In the present study, experiments and numerical simulations were carried out on Quartzite Rock, and the following conclusions are drawn.

  1. 1.

    The stress–strain curve obtained from the Numerical simulation was validated with the experimental results, and the values of deformability characteristics were compared. The UCS value of the rock obtained numerically was 55 MPa which was in close agreement with the experimental UCS value of 57.8 MPa. The Modulus of Elasticity and Poisson's ratio obtained numerically were also consistent with the experimental results. The Modulus of Elasticity, E and the Poisson's ratio, µ obtained numerically were 41.4 GPa and 0.25, respectively. These numerically obtained values were consistent with the experimental results, which produced E and Poisson's ratio of 41.5 GPa and 0.24, respectively.

  2. 2.

    The Uniaxial Compressive Strength (UCS) test was conducted on Quartzite Rock and the crack patterns developed in the specimen during the loading was observed. The crack patterns obtained in the specimen model during the numerical simulation was also observed and compared with those obtained in the laboratory during the experiments.
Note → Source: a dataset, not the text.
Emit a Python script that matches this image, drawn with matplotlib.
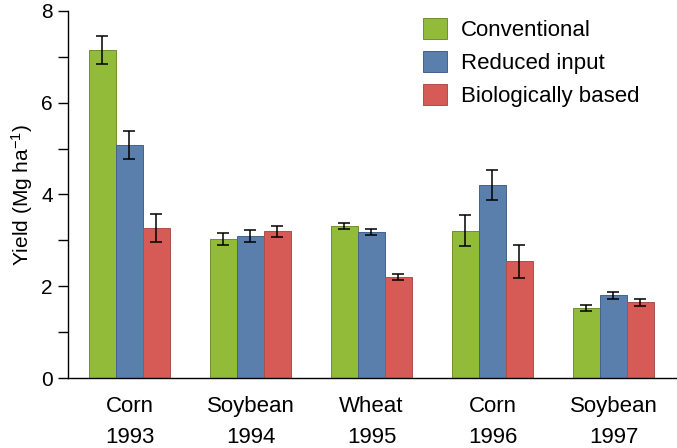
import numpy as np
import matplotlib
matplotlib.use("Agg")
import matplotlib.pyplot as plt
from matplotlib.patches import Patch

plt.rcParams['font.family'] = ['Liberation Sans', 'DejaVu Sans']
plt.rcParams['mathtext.default'] = 'regular'

# data
crops = ["Corn", "Soybean", "Wheat", "Corn", "Soybean"]
years = ["1993", "1994", "1995", "1996", "1997"]
systems = ["Conventional", "Reduced input", "Biologically based"]

conventional = [7.15, 3.03, 3.31, 3.21, 1.53]
reduced = [5.08, 3.10, 3.18, 4.20, 1.80]
biological = [3.27, 3.20, 2.20, 2.54, 1.65]

conventional_err = [0.30, 0.13, 0.07, 0.34, 0.07]
reduced_err = [0.30, 0.13, 0.07, 0.33, 0.07]
biological_err = [0.31, 0.12, 0.07, 0.35, 0.07]

colors = ["#91BB39", "#5A7FAD", "#D65B56"]
edges = ["#6E8F2A", "#45628A", "#A9504C"]

fig = plt.figure(figsize=(6.77, 4.48), dpi=100)
ax = fig.add_axes([68 / 677, 70 / 448, 609 / 677, 367 / 448])

x = np.arange(len(crops))
width = 0.223
series = [conventional, reduced, biological]
errs = [conventional_err, reduced_err, biological_err]

for i, (vals, err) in enumerate(zip(series, errs)):
    ax.bar(x + (i - 1) * width, vals, width, color=colors[i],
           edgecolor=edges[i], linewidth=0.7, label=systems[i])
    ax.errorbar(x + (i - 1) * width, vals, yerr=err, fmt="none",
                ecolor="black", elinewidth=1.1, capsize=4.5, capthick=1.1)

ax.set_xlim(-0.508, 4.525)
ax.set_ylim(0, 8)
ax.set_yticks(range(0, 9))
ax.set_yticklabels([str(v) if v % 2 == 0 else "" for v in range(0, 9)])
ax.tick_params(axis="y", length=7, width=1, labelsize=15, pad=4)
ax.set_xticks(x)
ax.set_xticklabels([f"{c}\n{y}" for c, y in zip(crops, years)],
                   linespacing=1.6)
ax.tick_params(axis="x", length=0, labelsize=16, pad=13)

for side in ["top", "right"]:
    ax.spines[side].set_visible(False)
ax.spines["left"].set_linewidth(1)
ax.spines["bottom"].set_linewidth(1)

ax.set_ylabel("Yield (Mg ha$^{-1}$)", fontsize=15, labelpad=4)

handles = [Patch(facecolor=c, edgecolor=e, linewidth=0.7) for c, e in zip(colors, edges)]
ax.legend(handles, systems, loc="upper left", bbox_to_anchor=(0.55, 1.035),
          frameon=False, fontsize=16, handlelength=1.08, handleheight=1.08,
          handletextpad=0.63, labelspacing=0.45)

fig.savefig("out.png", dpi=100)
The cracks obtained numerically followed more or less the same patterns as were obtained experimentally.

  3. 3.

    It is sometimes challenging to measure the stress and displacement fields inside a rock specimen during laboratory experiments. These stress and displacement fields play a very vital role in understanding the fracture mechanisms occurring inside the rock. Therefore, in order to gather such information related to fracture mechanisms, numerical techniques like Discrete Element Method (DEM) are adopted which can simulate the field conditions of the rock when they are subjected to different kinds of loading.